Some other examples, this one from "Who’s Gonna Ride Your Wild Horses":
You’re dangerous ‘cuz you’re honest
You’re dangerous, you don’t know what you want
I gringed the first time I heard that one. Perhaps because I think I first heard it in Creative Writing 102, in a poem written by a girl with the nickname "Cookie" about how her boyfriend just doesn’t understand her. Ugh. [That "ugh" refers, of course, to the lyrics—Cookie was really quite cute. But then, with writing like that, not to mention a name like that, she'd have to be, wouldn't she?] Bono could write a more trite line (triter?), a bigger cliché. Maybe. But I really hope he doesn’t.
Or this verse from "Elevation":
A mole, living in a hole
Digging up my soul
Going down, excavation
I and I in the sky
You make me feel like I can fly
So high, elevation
What the hell? What was he thinking? That’s just really freakin’ lame. I mean, that sucks.

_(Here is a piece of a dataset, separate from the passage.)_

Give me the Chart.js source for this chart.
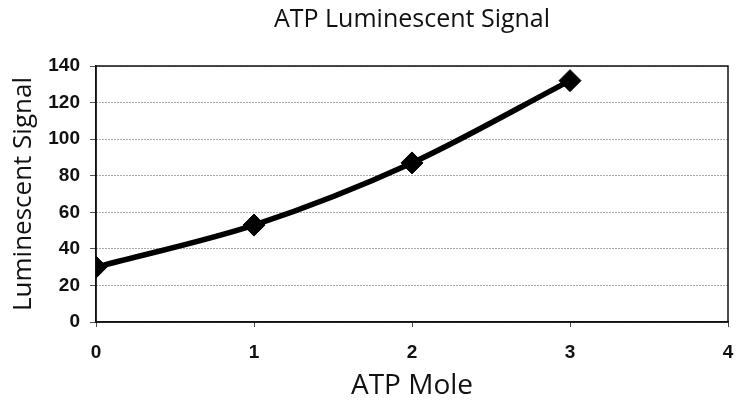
<!DOCTYPE html>
<html>
<head>
<meta charset="utf-8">
<script src="https://cdn.jsdelivr.net/npm/chart.js@4/dist/chart.umd.min.js"></script>
<style>
  html, body { margin: 0; padding: 0; background: #ffffff; }
  #wrap { width: 740px; height: 404px; }
</style>
</head>
<body>
<div id="wrap"><canvas id="c" width="740" height="404"></canvas></div>
<script>
const chartTitle = "ATP Luminescent Signal";
const xAxisTitle = "ATP Mole";
const yAxisTitle = "Luminescent Signal";
const atpMole = [0, 1, 2, 3];
const luminescentSignal = [30, 53, 87, 132];
const xTicks = [0, 1, 2, 3, 4];
const yTicks = [0, 20, 40, 60, 80, 100, 120, 140];

const points = atpMole.map((x, i) => ({ x: x, y: luminescentSignal[i] }));

const frame = {
  id: 'frame',
  beforeDatasetsDraw(chart) {
    const a = chart.chartArea;
    const ctx = chart.ctx;
    ctx.save();
    ctx.strokeStyle = '#111';
    ctx.lineWidth = 1.5;
    ctx.strokeRect(a.left, a.top, a.right - a.left, a.bottom - a.top);
    ctx.restore();
  }
};

new Chart(document.getElementById('c'), {
  type: 'line',
  data: {
    datasets: [{
      data: points,
      borderColor: '#000',
      backgroundColor: '#000',
      borderWidth: 5.5,
      tension: 0.3,
      pointStyle: 'rectRot',
      pointRadius: 11,
      pointBorderWidth: 1,
      pointBackgroundColor: '#000',
      pointBorderColor: '#000',
      fill: false
    }]
  },
  options: {
    responsive: false,
    animation: false,
    devicePixelRatio: 1,
    layout: { padding: { left: 0, right: 0, top: 0, bottom: 0 } },
    plugins: {
      legend: { display: false },
      tooltip: { enabled: false },
      title: {
        display: true,
        fullSize: false,
        text: chartTitle,
        color: '#111',
        font: { family: 'Open Sans', size: 25, weight: 'normal' },
        padding: { top: 5, bottom: 31 }
      }
    },
    scales: {
      x: {
        type: 'linear',
        min: 0, max: 4,
        afterFit(scale) { scale.height = 82; scale.paddingRight = 10; scale.paddingLeft = 0; },
        afterBuildTicks(scale) { scale.ticks = xTicks.map(v => ({ value: v })); },
        grid: { drawOnChartArea: false, drawTicks: true, tickLength: 5, color: '#444' },
        border: { display: true, color: '#111', width: 1.5 },
        ticks: {
          color: '#111',
          padding: 14,
          font: { family: 'Liberation Sans', size: 19, weight: 'bold' }
        },
        title: {
          display: true,
          text: xAxisTitle,
          color: '#111',
          font: { family: 'Open Sans', size: 28, weight: 'normal' },
          padding: 1
        }
      },
      y: {
        min: 0, max: 140,
        afterFit(scale) { scale.width = 96; },
        afterBuildTicks(scale) { scale.ticks = yTicks.map(v => ({ value: v })); },
        grid: {
          color: '#555',
          lineWidth: 1,
          tickLength: 6,
          tickColor: '#555'
        },
        border: { display: true, color: '#111', width: 1.5, dash: [1, 2] },
        ticks: {
          color: '#111',
          padding: 10,
          font: { family: 'Liberation Sans', size: 19, weight: 'bold' }
        },
        title: {
          display: true,
          text: yAxisTitle,
          color: '#111',
          font: { family: 'Open Sans', size: 26, weight: 'normal' },
          padding: 8
        }
      }
    }
  },
  plugins: [frame]
});
</script>
</body>
</html>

It is, as far as all available evidence indicates, nearly impossible to use the word "mole" in a rock song and have it sound cool. And it’s obvious why they used it: "excavation" is a fantastic rhyme with "elevation." And what excavates? Why, a mole living in a hole digging up my soul. Well, a mole does, at least. You know, if he's living in a hole. And you could maybe make an argument about extending the soul metaphor, but I doubt you could make one that would convince me it makes up for the simple uttering of the word "mole" in a rock song and even if you could you wouldn’t be able to convincingly argue that Bono does so, uh…convincingly.
As Bono said of the first album: "Spoiled, or let’s say soiled, by unfinished lyrics." Of War: "Great collection of songs. Strong in content but poor in lyrical execution." Inexplicably, however, he has praise for their second album, which is really a blight on their catalog. See? Even when criticizing himself he screws up.
So, what’s my point? Just to shoot a sacred cow? No, not at all. Just the opposite, actually.
My point is this: it doesn’t matter. When his lyrics are great, that’s great. And when they’re not, it doesn’t matter. The lyrics to "Who’s Gonna Ride Your Wild Horses" start off terrible and get better but I’m still not convinced they add up to anything significant. And it just doesn’t matter. Because when he comes out of the bridge and starts singing "don’t turn around" and then finally screams "don’t you look back" it’s the kind of magical moment only rock and roll of the highest quality can deliver, aurally contagious goosebumps in an emotionally overwhelming and sonically crushing package.
The lyrics to "Elevation" blow. They’re amongst the weakest of the band’s entire career. And it don’t matter. Not one bit. Because it’s still a great song. The music is phenomenal and, bless his heart, Bono uses all his passion to sing those stupid words as though they’re Shakespeare. And that’s all that’s needed. With a guitar part that crunchy and a rhythm section that propulsive and a vocalist who can deliver a performance that convincing, you don’t need anything else. You just hang on for the ride and go along to wherever it takes you.
That’s great rock and roll. Delivered by a great, great rock and roll band.
Author’s note: the word "gringe," used up above, is an obscure term that refers to the act of cringing and grinning simultaneously. It’s not often done and therefore not often used but nothing else quite captures the same flavour. Feel free to use it but keep in mind that I've trademarked it so everytime you do you owe me a nickel.